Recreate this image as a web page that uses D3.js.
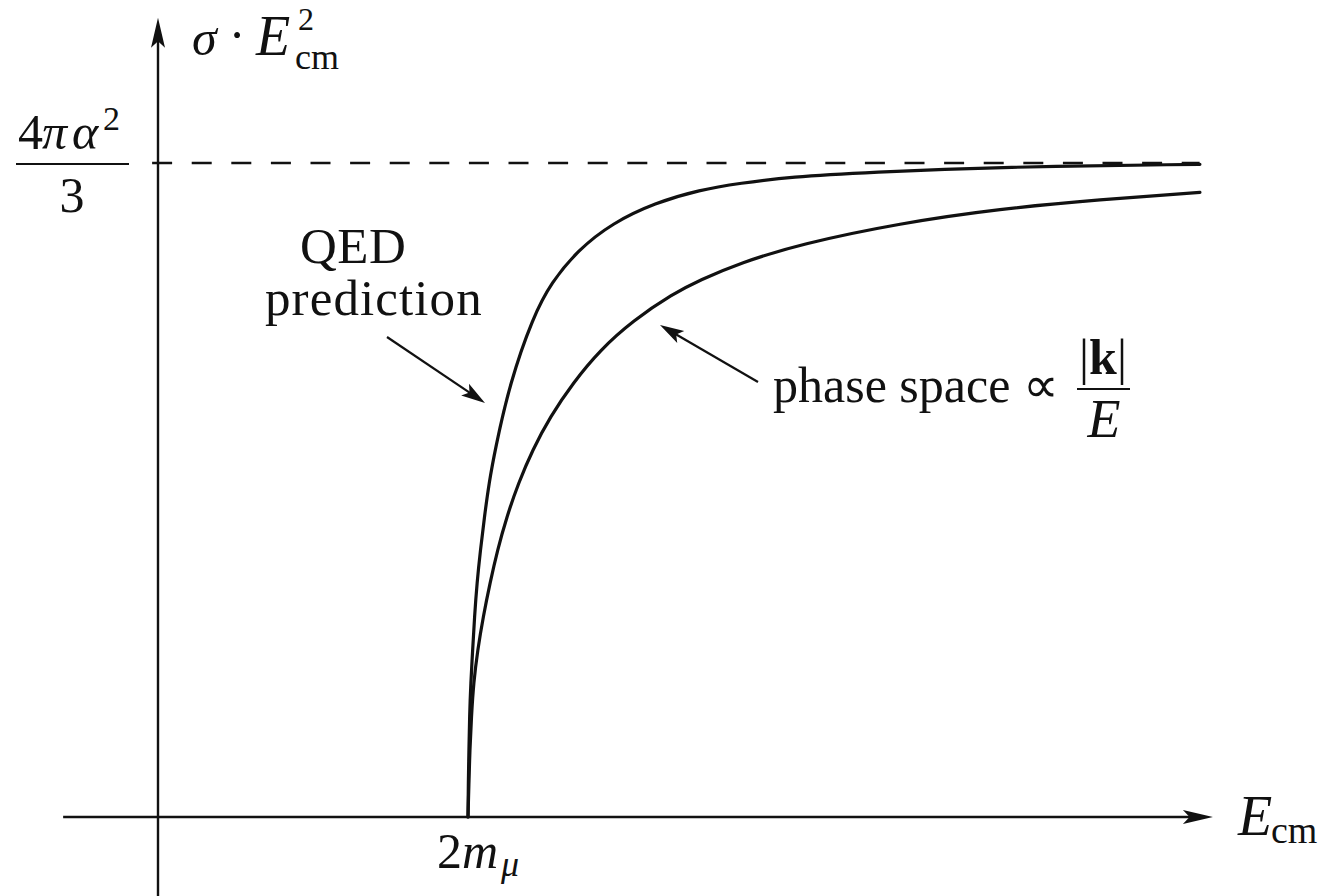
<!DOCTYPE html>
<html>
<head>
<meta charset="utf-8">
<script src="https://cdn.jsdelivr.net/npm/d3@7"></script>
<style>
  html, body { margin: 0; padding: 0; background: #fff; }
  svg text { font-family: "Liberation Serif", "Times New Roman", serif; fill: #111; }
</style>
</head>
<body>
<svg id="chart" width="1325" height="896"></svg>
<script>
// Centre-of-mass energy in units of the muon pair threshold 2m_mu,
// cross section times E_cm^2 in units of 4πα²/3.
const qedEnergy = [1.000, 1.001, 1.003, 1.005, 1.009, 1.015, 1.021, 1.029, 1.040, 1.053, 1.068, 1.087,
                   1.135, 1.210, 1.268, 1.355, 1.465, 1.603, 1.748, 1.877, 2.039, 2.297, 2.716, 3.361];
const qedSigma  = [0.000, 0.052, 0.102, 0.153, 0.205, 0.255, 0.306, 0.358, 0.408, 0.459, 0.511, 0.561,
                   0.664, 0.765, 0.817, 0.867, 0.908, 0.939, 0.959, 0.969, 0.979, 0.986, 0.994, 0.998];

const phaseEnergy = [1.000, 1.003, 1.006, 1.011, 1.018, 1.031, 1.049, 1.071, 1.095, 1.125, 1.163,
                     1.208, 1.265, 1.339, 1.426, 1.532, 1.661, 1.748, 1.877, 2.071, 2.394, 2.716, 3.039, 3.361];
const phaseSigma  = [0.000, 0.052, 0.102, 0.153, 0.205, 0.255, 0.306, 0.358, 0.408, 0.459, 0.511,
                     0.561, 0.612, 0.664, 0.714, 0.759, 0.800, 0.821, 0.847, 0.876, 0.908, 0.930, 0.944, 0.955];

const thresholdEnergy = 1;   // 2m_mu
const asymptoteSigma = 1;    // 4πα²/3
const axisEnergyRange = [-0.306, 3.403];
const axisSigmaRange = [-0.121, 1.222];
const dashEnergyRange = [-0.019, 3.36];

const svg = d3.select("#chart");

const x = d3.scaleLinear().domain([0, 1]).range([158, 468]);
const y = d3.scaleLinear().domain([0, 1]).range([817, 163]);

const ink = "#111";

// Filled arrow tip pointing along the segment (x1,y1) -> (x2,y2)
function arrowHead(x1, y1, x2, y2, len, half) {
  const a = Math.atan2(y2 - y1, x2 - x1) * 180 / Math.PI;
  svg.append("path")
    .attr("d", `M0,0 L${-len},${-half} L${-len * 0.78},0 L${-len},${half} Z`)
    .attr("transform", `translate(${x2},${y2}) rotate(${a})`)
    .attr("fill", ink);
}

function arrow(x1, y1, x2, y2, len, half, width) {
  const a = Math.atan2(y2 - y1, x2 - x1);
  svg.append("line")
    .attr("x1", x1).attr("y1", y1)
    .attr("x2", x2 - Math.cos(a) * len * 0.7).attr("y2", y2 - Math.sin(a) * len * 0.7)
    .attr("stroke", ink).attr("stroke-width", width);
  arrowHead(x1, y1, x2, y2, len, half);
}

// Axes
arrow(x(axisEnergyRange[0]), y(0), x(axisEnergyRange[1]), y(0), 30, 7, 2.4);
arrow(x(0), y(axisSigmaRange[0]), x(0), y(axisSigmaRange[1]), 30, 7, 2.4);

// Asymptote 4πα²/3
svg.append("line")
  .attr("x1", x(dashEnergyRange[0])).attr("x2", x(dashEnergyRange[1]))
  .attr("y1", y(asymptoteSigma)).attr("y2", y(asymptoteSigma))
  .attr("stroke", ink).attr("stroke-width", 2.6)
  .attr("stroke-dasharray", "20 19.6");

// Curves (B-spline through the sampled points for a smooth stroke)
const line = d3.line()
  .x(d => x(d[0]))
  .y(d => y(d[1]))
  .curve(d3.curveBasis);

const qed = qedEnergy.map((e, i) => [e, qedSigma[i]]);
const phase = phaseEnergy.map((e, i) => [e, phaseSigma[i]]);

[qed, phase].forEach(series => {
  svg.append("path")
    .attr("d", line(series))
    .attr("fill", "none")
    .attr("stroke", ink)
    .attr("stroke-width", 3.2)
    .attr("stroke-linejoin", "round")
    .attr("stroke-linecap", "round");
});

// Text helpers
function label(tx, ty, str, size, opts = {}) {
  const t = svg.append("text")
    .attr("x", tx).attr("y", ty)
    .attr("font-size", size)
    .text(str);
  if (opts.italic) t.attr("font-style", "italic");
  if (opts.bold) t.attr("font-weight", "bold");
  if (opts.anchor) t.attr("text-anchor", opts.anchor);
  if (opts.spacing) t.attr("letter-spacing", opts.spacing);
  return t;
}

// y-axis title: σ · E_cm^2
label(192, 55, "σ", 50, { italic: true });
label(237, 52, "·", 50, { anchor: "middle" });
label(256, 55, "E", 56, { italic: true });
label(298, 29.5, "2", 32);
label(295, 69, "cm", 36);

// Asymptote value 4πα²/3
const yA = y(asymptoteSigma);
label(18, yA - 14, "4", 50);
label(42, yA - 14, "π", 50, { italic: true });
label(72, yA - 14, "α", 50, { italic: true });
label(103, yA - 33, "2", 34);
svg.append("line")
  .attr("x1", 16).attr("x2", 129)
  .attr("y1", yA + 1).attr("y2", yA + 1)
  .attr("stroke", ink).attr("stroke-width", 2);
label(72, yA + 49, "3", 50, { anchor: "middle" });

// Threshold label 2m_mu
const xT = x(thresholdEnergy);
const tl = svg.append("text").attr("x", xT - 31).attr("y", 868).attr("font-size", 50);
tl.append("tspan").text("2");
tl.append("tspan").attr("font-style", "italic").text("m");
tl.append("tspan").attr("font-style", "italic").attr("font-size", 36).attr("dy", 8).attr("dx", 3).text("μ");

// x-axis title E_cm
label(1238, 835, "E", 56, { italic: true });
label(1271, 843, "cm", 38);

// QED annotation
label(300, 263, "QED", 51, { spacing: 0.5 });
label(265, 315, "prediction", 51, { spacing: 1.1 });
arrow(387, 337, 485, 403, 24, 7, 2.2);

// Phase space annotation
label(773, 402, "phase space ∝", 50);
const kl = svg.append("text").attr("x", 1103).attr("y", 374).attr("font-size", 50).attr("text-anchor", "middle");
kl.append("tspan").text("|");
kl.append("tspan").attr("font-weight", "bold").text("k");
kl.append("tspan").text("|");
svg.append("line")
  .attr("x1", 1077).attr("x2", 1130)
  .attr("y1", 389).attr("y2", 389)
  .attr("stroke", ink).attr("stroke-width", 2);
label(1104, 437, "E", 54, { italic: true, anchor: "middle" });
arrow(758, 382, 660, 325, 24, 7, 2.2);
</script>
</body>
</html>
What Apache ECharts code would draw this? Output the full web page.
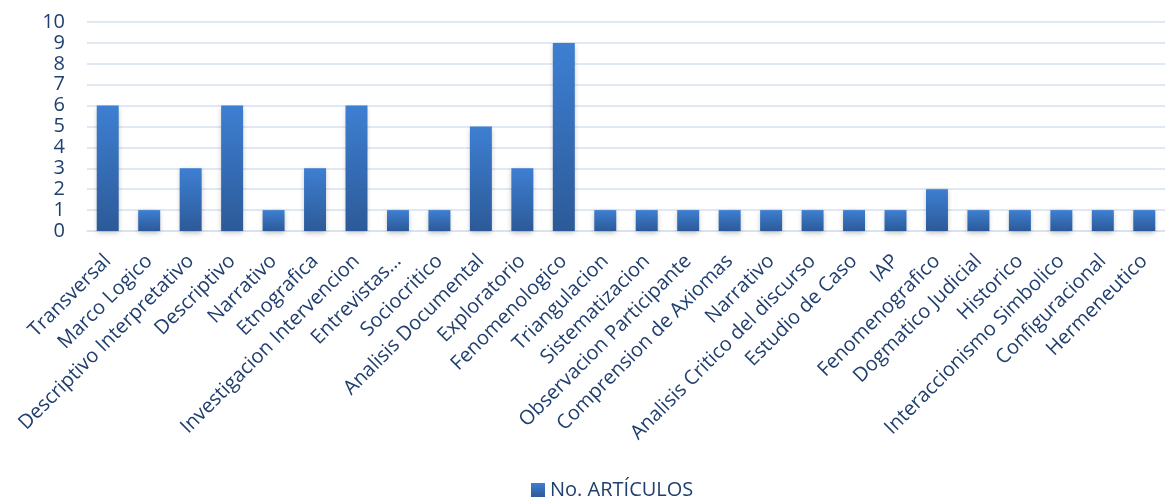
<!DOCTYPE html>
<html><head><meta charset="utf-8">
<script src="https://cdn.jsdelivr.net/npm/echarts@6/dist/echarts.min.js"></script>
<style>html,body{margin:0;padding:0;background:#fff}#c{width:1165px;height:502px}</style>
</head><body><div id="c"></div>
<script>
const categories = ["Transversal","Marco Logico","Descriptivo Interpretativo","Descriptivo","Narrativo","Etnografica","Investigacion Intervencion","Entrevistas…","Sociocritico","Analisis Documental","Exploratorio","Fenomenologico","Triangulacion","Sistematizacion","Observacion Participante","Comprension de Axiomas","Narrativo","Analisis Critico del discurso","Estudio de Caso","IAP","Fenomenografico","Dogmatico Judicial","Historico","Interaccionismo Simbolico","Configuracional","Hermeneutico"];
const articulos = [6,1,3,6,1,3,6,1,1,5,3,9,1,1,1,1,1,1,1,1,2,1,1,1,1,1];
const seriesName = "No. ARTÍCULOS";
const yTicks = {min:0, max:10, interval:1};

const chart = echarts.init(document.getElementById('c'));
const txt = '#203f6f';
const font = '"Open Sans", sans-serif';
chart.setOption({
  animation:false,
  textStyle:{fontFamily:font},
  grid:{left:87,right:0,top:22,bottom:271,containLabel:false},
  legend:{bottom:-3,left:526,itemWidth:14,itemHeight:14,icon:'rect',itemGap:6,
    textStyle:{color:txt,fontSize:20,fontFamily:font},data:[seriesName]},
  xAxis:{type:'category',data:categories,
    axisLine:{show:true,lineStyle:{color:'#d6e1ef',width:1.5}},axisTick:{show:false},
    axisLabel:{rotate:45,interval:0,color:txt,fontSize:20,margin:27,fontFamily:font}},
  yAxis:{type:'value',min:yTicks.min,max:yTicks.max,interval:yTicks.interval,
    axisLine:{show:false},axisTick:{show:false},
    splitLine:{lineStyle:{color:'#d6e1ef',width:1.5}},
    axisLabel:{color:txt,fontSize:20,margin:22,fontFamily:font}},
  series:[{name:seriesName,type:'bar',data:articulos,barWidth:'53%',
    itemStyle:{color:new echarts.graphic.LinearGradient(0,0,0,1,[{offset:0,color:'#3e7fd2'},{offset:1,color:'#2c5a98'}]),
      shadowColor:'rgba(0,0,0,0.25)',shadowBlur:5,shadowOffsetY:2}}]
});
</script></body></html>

--------------------------------------------------

EXERCISE AIM :: Retype the line containing "What Apache ECharts" and all lines after it through the end of the material, exactly and only those, leaving out pictures.

THE COMPLETED TASK ::
What Apache ECharts code would draw this? Output the full web page.
<!DOCTYPE html>
<html><head><meta charset="utf-8">
<script src="https://cdn.jsdelivr.net/npm/echarts@6/dist/echarts.min.js"></script>
<style>html,body{margin:0;padding:0;background:#fff}#c{width:1165px;height:502px}</style>
</head><body><div id="c"></div>
<script>
const categories = ["Transversal","Marco Logico","Descriptivo Interpretativo","Descriptivo","Narrativo","Etnografica","Investigacion Intervencion","Entrevistas…","Sociocritico","Analisis Documental","Exploratorio","Fenomenologico","Triangulacion","Sistematizacion","Observacion Participante","Comprension de Axiomas","Narrativo","Analisis Critico del discurso","Estudio de Caso","IAP","Fenomenografico","Dogmatico Judicial","Historico","Interaccionismo Simbolico","Configuracional","Hermeneutico"];
const articulos = [6,1,3,6,1,3,6,1,1,5,3,9,1,1,1,1,1,1,1,1,2,1,1,1,1,1];
const seriesName = "No. ARTÍCULOS";
const yTicks = {min:0, max:10, interval:1};

const chart = echarts.init(document.getElementById('c'));
const txt = '#203f6f';
const font = '"Open Sans", sans-serif';
chart.setOption({
  animation:false,
  textStyle:{fontFamily:font},
  grid:{left:87,right:0,top:22,bottom:271,containLabel:false},
  legend:{bottom:-3,left:526,itemWidth:14,itemHeight:14,icon:'rect',itemGap:6,
    textStyle:{color:txt,fontSize:20,fontFamily:font},data:[seriesName]},
  xAxis:{type:'category',data:categories,
    axisLine:{show:true,lineStyle:{color:'#d6e1ef',width:1.5}},axisTick:{show:false},
    axisLabel:{rotate:45,interval:0,color:txt,fontSize:20,margin:27,fontFamily:font}},
  yAxis:{type:'value',min:yTicks.min,max:yTicks.max,interval:yTicks.interval,
    axisLine:{show:false},axisTick:{show:false},
    splitLine:{lineStyle:{color:'#d6e1ef',width:1.5}},
    axisLabel:{color:txt,fontSize:20,margin:22,fontFamily:font}},
  series:[{name:seriesName,type:'bar',data:articulos,barWidth:'53%',
    itemStyle:{color:new echarts.graphic.LinearGradient(0,0,0,1,[{offset:0,color:'#3e7fd2'},{offset:1,color:'#2c5a98'}]),
      shadowColor:'rgba(0,0,0,0.25)',shadowBlur:5,shadowOffsetY:2}}]
});
</script></body></html>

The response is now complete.